Hope is an attempt to counterbalance Fear. We can control Fear by constructing an imagined scenario of No Fear. Or so it seems. To Not Be Afraid is a primary motivator used by advertisers, preachers, and politicians. They know their audience is afraid of not being pretty enough, of not going to heaven, or of being blown to bits in another 9/11 scenario. So they offer Hope: a new shade of Max Factor lipstick, a walk down the aisle for the absolution of sins, or a “Happy Days are Here Again” ballot choice.

And we, wanting desperately to escape the dread which weighs heavily on our shoulders, believe them. Again. And again. And again, again. We have believed them for so long, that it feels natural- human, we think- to hope for a better tomorrow. We shovel out money- usually, borrowed money- in the hope that a new car, a new entertainment center,  or a shiny new piece of bling-bling on our arm will finally, despite the $125,738 unsuccessfully spent on similar doo-dads in the past, make us happy.

We pray for miracles- supernatural interventions by God, Allah, or the personal guardian angels that over 50% of Americans believe are standing nearby in anxious desire to serve them- to alleviate the anxieties of today.  It’s sooo much easier to tell God what to do, than it is to ask “What can I do?” And, where two or more are gathered, it sounds a lot holier , too.

And, politicians? 9/11 and stories about inadequate health care are mantras for them. They know we fear violence and sickness because we are afraid, above all, of Death (another soon-topic in this series),  and so they work hard at keeping those fears in the forefronts of our present thinking, so that we may hope for an end to them by properly voting.

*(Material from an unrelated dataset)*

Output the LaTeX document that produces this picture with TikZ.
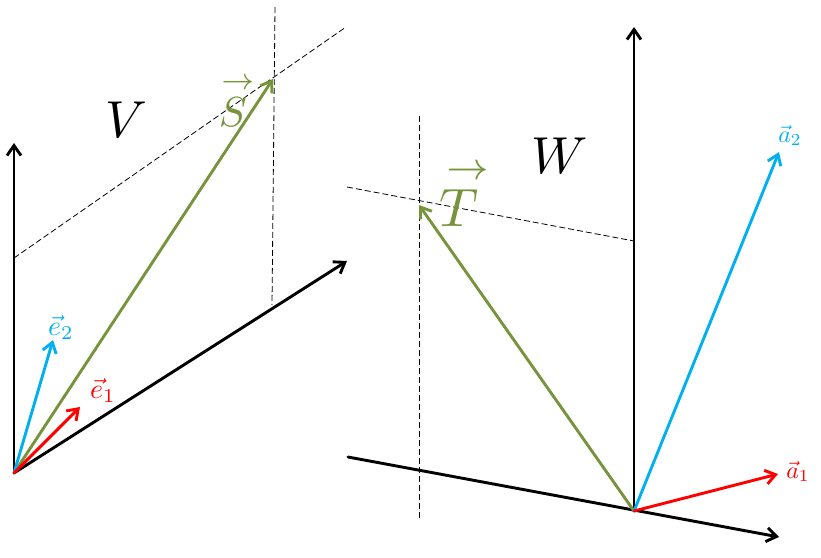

Hope, too often, nullifies, debases, and puts off Action or Acceptance. We are blinded to our own abilities to actively affect the difficult circumstances we can do something about, and to Accept those circumstances over which we have no control. To help a 16 year accept themselves as the unique person he or she already is, it seems to me, a far greater act than helping him buy steroids, or signing the permission papers for her to get a boob job. To visit a lonely invalid or prisoner is a much more satisfying way to follow Jesus (or Allah, or one of those angels) than waiting in miserable self-absorption for glory, yes? And certainly, get out and vote, but stop hoping that Big Brother (or Sister) will make our days happy ones. Only we can do that. And if we can’t do it for ourselves, helping others do it for themselves is an even more fulfilling, satisfying, and- dare I say?- happy substitute.

I cannot make myself say that Hope is bad thing. It’s nice to believe the sun will shine tomorrow. But, more often than not, we must simply open our eyes and see that the Light is, and has been, there anyway!  If we look for it, instead of hoping for it, we can experience Light flowing in on us from all kinds of cracks in formerly dark corners. And then we might even observe that while we had been waiting for pie in the sky, there was a big slice of chocolate cake, with ice cream melting beside it, in front of us, waiting to be eaten.